Much of my job now, however, involves working with virtual teams, and unfortunately sharing a whiteboard on a conference call is iffy at best. This means that the claw technique isn’t really helpful when most of my team is virtual. Over time this forced me to look into other tools, like draw.io or Lucidchart to satisfy my whiteboard needs. At the same time I primarily have used Confluence as my knowledge base / collaboration platform. This means I am constantly opening multiple applications to document a process, brainstorm and record information.

This certainly isn’t the worst thing in the world - however - it does mean I have to maintain (and pay for) multiple systems. This is where Confluence whiteboards come in. This is a (relatively) new content type that natively hosts a whiteboard within your Confluence instance… which has several benefits.

Context


Having the whiteboard appear in Confluence directly next to, under or above, related information is incredibly powerful.

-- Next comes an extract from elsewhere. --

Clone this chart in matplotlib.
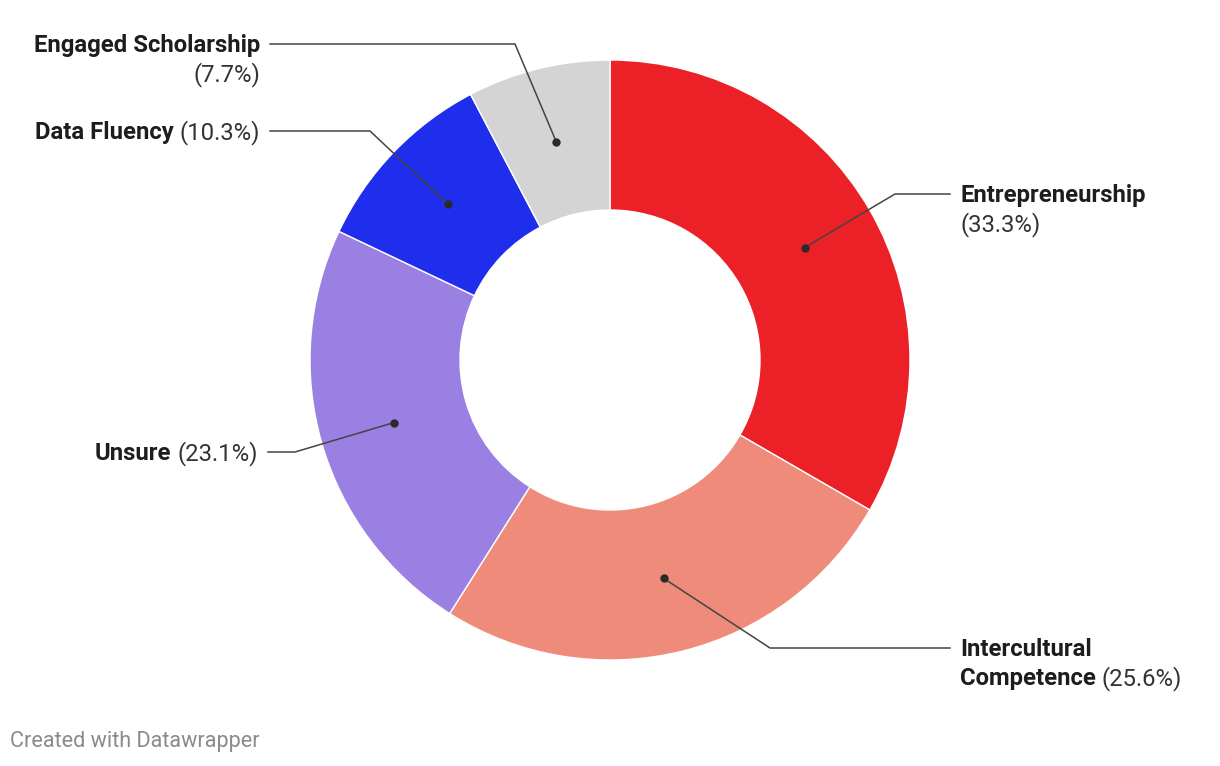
import matplotlib.pyplot as plt
import numpy as np

categories = ["Entrepreneurship", "Intercultural Competence", "Unsure",
              "Data Fluency", "Engaged Scholarship"]
counts = [13, 10, 9, 4, 3]
colors = ["#ec2128", "#ee8b7a", "#9a80e2", "#1f2ded", "#d4d4d4"]

# label layout, pixel coords from top-left: elbow, end of leader, side, line breaks
label_layout = [
    dict(elbow=(895, 194), end=950, side="left", lines=[["Entrepreneurship"], [None]]),
    dict(elbow=(770, 648), end=950, side="left", lines=[["Intercultural"], ["Competence", None]]),
    dict(elbow=(295, 452), end=268, side="right", lines=[["Unsure", None]]),
    dict(elbow=(370, 131), end=270, side="right", lines=[["Data Fluency", None]]),
    dict(elbow=(515, 44), end=270, side="right", lines=[["Engaged Scholarship"], [None]]),
]

W, H = 1220, 766
FS = 17.2
LINE_H = 29
FONT = "Roboto"

fig = plt.figure(figsize=(W / 100, H / 100), dpi=100)
ax = fig.add_axes([0, 0, 1, 1])

cx, cy, R = 610, H - 360, 300
wedges, _ = ax.pie(
    counts, colors=colors, startangle=90, counterclock=False,
    radius=R, center=(cx, cy),
    wedgeprops=dict(width=150, edgecolor="white", linewidth=1),
)
ax.set_xlim(0, W)
ax.set_ylim(0, H)
ax.set_aspect("equal")
ax.axis("off")

renderer = fig.canvas.get_renderer()
total = sum(counts)


def draw_line(x, y, parts, side):
    pieces = []
    for txt, bold in parts:
        pieces.append(ax.text(0, y, txt, fontsize=FS, family=FONT,
                              fontweight="bold" if bold else "normal",
                              color="#1d1d1d" if bold else "#333333",
                              va="baseline", ha="left"))
    widths = [p.get_window_extent(renderer).width for p in pieces]
    gap = 6
    width = sum(widths) + gap * (len(pieces) - 1)
    start = x if side == "left" else x - width
    for p, w in zip(pieces, widths):
        p.set_x(start)
        start += w + gap


for w, name, n, lay in zip(wedges, categories, counts, label_layout):
    mid = np.deg2rad((w.theta1 + w.theta2) / 2)
    r = R - 75
    dx, dy = cx + r * np.cos(mid), cy + r * np.sin(mid)
    ex, ey = lay["elbow"][0], H - lay["elbow"][1]
    ax.plot([dx, ex, lay["end"]], [dy, ey, ey], color="#444444", lw=1.1,
            solid_joinstyle="miter", zorder=3)
    ax.plot(dx, dy, "o", color="#2a2a2a", ms=5, zorder=4)

    pct = f"({n / total * 100:.1f}%)"
    tx = lay["end"] + 10 if lay["side"] == "left" else lay["end"] - 10
    base = H - (lay["elbow"][1] + 8)
    for i, line in enumerate(lay["lines"]):
        parts = [(pct, False) if item is None else (item, True) for item in line]
        draw_line(tx, base - i * LINE_H, parts, lay["side"])

ax.text(10, H - 742, "Created with Datawrapper", fontsize=15.6, family=FONT,
        color="#8a8a8a", va="center", ha="left")

fig.savefig("out.png", dpi=100)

This means new hires can easily find related information, engineers don’t have to go far for API documentation and project managers have their planning diagrams in a single spot. Until I began using Confluence whiteboards I didn’t realize how important this was, but now that I have it I can’t easily see myself changing.


Whiteboards can be placed anywhere in the hierarchy you need. Typically I place them under a related page - for example system diagrams go under the page for that system. Whiteboards, however, can also be parents to other content. This makes it easy to include relevant information to support the whiteboard in a spot that’s incredibly easy to find.

Integrations

Like any other part of Confluence, whiteboards are natively integrated with other Atlassian products, mainly Jira and Confluence. This means that with a few clicks you can pull in any number of Jira tickets or Confluence pages. This has make it much easier for me to plan out things like sprints (by visually showing tickets on a whiteboard) Confluence redesigns (by visually moving things around).

Some upcoming features will also allow us to create Confluence pages based on whiteboard summaries - further improving our ability to quickly share information. This particular feature also helps teams better utilize whiteboards as many times I find they get incredibly broad. The summary page helps teams understand what the whiteboard is about.

Another feature will allow you to change fields on the ticket (such as assignee or priority) just by dropping it onto a section. This can help teams better manage their tickets by giving them a visual, hands-on, way to quickly edit multiple tickets.

Single tool

Many organizations these days have 100’s of different tools they manage and maintain, so (almost) anything you can do to reduce that number is a win. Not only is it a cost savings, it reduces administrative overhead, as well as frustration. The first is important as your information technology teams are likely already stretched thin, so having one less thing on their plate is important. The second is important as your workers won’t have to struggle to remember which system is for what. Instead they just open up Confluence and everything they need is in there.

Whiteboards are still a relatively new feature, however, I’ve found a lot of use - and removed my reliance on other tools. They’re available in all versions of Confluence Cloud (but limited in Free/Standard to 3 per person). Definitely worth a look!